:: Task to complete ::
Write each line of the material exactly as given, from the top through the line that contains "pae_1db = [24.8, 27.6, 30.4, 33.0, 34.0, 34.0, 32.5, 32.0, 28.2]", and omit all pictures.

:: Provided data ::
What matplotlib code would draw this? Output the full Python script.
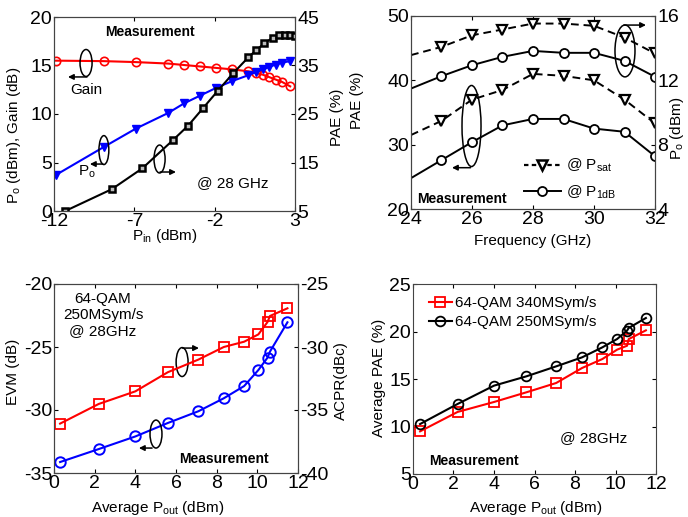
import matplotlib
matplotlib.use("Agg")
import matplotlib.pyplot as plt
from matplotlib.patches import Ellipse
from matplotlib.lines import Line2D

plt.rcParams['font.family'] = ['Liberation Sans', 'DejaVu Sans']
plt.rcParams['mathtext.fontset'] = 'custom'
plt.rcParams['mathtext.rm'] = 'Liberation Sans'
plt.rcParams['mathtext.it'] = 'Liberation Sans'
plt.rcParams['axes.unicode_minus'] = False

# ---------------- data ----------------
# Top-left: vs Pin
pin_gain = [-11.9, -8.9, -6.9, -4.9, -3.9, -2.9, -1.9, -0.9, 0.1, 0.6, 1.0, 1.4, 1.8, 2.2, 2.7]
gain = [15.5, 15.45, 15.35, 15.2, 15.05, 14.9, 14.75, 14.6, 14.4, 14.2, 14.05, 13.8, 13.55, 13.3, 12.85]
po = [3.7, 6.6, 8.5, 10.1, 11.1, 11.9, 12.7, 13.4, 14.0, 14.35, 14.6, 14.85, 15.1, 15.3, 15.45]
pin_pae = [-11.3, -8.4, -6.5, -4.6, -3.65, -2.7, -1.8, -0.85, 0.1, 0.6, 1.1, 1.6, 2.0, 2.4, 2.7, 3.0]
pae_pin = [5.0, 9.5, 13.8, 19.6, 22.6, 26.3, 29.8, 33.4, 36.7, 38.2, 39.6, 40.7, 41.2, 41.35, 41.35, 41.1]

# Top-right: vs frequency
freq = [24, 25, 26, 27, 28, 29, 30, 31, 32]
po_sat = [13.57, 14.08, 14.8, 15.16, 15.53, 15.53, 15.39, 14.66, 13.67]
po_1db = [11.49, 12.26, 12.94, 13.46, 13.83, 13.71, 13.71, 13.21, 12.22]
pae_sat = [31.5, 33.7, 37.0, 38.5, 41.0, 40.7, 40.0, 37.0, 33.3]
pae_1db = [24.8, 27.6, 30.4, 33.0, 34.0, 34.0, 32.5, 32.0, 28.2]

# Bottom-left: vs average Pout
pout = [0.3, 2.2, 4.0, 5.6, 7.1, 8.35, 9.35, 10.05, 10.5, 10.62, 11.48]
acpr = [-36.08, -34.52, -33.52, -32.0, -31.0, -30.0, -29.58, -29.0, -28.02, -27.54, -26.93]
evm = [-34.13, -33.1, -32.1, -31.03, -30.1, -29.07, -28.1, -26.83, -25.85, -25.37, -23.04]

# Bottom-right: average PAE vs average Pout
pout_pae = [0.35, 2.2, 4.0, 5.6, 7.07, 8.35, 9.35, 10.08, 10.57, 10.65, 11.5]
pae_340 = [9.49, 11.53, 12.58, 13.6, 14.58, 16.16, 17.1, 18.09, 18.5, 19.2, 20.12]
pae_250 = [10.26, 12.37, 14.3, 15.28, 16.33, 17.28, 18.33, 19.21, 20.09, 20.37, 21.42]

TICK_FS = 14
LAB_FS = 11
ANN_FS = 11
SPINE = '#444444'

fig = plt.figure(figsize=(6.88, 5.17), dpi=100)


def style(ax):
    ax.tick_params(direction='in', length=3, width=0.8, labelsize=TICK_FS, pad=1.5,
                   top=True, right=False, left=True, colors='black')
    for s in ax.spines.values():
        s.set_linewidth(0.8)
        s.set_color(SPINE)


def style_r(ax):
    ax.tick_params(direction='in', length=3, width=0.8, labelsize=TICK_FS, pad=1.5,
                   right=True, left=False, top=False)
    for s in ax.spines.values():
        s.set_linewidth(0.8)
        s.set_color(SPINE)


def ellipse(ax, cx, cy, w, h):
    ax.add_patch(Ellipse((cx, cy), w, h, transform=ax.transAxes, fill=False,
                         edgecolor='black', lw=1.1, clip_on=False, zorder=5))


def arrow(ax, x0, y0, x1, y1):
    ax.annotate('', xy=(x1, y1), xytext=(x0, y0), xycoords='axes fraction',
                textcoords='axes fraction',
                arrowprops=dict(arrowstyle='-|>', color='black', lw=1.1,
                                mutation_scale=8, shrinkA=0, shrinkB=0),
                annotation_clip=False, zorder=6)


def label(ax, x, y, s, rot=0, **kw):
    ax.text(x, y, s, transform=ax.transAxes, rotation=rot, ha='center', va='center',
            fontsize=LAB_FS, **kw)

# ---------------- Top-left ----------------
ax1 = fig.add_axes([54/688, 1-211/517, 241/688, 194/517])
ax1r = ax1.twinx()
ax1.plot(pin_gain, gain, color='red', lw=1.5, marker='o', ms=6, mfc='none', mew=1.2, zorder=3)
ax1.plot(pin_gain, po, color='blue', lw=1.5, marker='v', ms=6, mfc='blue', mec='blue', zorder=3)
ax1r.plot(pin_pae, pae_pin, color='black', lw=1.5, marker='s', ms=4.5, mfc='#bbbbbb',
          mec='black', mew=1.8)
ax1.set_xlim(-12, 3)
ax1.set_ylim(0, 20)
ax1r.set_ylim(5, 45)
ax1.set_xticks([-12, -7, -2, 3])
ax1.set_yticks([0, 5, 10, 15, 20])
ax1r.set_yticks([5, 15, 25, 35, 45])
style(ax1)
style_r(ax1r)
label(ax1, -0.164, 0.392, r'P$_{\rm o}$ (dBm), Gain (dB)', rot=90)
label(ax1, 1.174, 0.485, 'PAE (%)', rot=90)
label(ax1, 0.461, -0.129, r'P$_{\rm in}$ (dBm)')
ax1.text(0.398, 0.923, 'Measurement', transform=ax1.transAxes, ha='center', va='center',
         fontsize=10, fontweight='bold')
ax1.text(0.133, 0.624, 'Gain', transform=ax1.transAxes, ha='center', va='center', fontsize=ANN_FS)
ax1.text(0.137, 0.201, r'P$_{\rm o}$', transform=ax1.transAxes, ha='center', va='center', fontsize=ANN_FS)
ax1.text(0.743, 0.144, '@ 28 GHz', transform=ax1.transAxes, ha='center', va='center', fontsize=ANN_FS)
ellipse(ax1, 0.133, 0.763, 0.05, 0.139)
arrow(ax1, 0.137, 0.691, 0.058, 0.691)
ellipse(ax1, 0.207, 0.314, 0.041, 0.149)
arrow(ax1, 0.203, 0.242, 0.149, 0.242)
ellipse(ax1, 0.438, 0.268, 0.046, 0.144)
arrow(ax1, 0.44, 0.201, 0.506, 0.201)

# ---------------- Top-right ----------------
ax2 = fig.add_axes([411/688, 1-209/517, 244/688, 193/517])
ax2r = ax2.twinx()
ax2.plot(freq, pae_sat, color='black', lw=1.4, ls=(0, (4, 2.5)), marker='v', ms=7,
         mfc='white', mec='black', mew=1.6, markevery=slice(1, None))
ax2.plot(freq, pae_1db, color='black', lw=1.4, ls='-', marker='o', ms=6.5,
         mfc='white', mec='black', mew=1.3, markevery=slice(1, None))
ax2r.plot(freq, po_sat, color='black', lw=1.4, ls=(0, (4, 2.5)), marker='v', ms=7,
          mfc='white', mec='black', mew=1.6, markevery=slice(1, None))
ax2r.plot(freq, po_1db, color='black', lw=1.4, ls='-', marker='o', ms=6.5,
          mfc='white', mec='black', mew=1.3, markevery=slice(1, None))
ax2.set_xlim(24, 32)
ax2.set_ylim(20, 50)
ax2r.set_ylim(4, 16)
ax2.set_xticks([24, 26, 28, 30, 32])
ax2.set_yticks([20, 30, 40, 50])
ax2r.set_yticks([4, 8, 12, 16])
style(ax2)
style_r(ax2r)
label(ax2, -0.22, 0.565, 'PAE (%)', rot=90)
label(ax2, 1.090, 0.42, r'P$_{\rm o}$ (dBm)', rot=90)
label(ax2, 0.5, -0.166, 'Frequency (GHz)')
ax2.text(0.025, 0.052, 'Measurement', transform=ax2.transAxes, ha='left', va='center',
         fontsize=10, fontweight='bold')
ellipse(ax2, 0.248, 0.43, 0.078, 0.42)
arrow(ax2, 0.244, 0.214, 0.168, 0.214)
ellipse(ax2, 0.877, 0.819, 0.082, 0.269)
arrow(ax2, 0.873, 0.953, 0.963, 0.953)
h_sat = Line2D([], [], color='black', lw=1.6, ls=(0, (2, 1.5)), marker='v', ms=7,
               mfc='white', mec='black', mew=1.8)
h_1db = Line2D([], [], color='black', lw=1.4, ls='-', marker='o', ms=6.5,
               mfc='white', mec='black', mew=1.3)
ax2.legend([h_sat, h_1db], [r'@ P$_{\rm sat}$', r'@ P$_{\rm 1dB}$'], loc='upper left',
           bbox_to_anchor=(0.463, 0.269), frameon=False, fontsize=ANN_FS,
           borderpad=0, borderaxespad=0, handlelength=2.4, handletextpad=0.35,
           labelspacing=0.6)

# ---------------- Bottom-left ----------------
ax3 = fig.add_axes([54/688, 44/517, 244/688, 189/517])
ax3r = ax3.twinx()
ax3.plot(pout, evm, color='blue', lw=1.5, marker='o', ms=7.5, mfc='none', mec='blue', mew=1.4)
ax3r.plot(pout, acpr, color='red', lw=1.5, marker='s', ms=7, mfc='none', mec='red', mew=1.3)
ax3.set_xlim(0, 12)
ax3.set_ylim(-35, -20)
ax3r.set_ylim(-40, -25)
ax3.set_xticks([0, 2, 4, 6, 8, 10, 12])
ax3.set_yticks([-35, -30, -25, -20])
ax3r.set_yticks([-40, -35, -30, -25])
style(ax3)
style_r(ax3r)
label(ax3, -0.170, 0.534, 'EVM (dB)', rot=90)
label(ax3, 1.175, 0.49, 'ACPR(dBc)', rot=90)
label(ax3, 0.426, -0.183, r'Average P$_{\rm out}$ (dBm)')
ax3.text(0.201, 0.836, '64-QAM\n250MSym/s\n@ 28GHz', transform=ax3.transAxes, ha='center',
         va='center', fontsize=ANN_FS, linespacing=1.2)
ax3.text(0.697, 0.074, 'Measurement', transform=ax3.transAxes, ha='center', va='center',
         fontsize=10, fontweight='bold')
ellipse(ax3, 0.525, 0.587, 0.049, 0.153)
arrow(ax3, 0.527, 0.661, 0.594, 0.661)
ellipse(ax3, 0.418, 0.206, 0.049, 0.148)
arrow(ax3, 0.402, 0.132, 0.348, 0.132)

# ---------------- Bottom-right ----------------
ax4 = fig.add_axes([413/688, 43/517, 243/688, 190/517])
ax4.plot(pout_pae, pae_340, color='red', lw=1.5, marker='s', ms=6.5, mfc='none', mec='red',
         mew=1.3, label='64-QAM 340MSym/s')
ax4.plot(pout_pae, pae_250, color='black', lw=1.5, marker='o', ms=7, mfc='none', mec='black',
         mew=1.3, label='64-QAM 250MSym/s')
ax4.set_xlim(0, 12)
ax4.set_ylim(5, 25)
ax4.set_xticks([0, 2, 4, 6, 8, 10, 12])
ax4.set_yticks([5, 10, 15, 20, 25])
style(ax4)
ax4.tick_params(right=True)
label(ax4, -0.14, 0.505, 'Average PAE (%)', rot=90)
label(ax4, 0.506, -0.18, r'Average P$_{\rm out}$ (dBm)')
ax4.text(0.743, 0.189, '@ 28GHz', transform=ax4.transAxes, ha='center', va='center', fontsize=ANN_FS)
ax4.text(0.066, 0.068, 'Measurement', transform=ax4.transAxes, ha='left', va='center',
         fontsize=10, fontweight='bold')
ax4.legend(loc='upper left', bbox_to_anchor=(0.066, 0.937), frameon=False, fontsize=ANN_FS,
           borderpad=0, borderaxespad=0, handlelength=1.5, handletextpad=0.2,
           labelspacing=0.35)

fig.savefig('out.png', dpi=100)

:: Output of the task ::
What matplotlib code would draw this? Output the full Python script.
import matplotlib
matplotlib.use("Agg")
import matplotlib.pyplot as plt
from matplotlib.patches import Ellipse
from matplotlib.lines import Line2D

plt.rcParams['font.family'] = ['Liberation Sans', 'DejaVu Sans']
plt.rcParams['mathtext.fontset'] = 'custom'
plt.rcParams['mathtext.rm'] = 'Liberation Sans'
plt.rcParams['mathtext.it'] = 'Liberation Sans'
plt.rcParams['axes.unicode_minus'] = False

# ---------------- data ----------------
# Top-left: vs Pin
pin_gain = [-11.9, -8.9, -6.9, -4.9, -3.9, -2.9, -1.9, -0.9, 0.1, 0.6, 1.0, 1.4, 1.8, 2.2, 2.7]
gain = [15.5, 15.45, 15.35, 15.2, 15.05, 14.9, 14.75, 14.6, 14.4, 14.2, 14.05, 13.8, 13.55, 13.3, 12.85]
po = [3.7, 6.6, 8.5, 10.1, 11.1, 11.9, 12.7, 13.4, 14.0, 14.35, 14.6, 14.85, 15.1, 15.3, 15.45]
pin_pae = [-11.3, -8.4, -6.5, -4.6, -3.65, -2.7, -1.8, -0.85, 0.1, 0.6, 1.1, 1.6, 2.0, 2.4, 2.7, 3.0]
pae_pin = [5.0, 9.5, 13.8, 19.6, 22.6, 26.3, 29.8, 33.4, 36.7, 38.2, 39.6, 40.7, 41.2, 41.35, 41.35, 41.1]

# Top-right: vs frequency
freq = [24, 25, 26, 27, 28, 29, 30, 31, 32]
po_sat = [13.57, 14.08, 14.8, 15.16, 15.53, 15.53, 15.39, 14.66, 13.67]
po_1db = [11.49, 12.26, 12.94, 13.46, 13.83, 13.71, 13.71, 13.21, 12.22]
pae_sat = [31.5, 33.7, 37.0, 38.5, 41.0, 40.7, 40.0, 37.0, 33.3]
pae_1db = [24.8, 27.6, 30.4, 33.0, 34.0, 34.0, 32.5, 32.0, 28.2]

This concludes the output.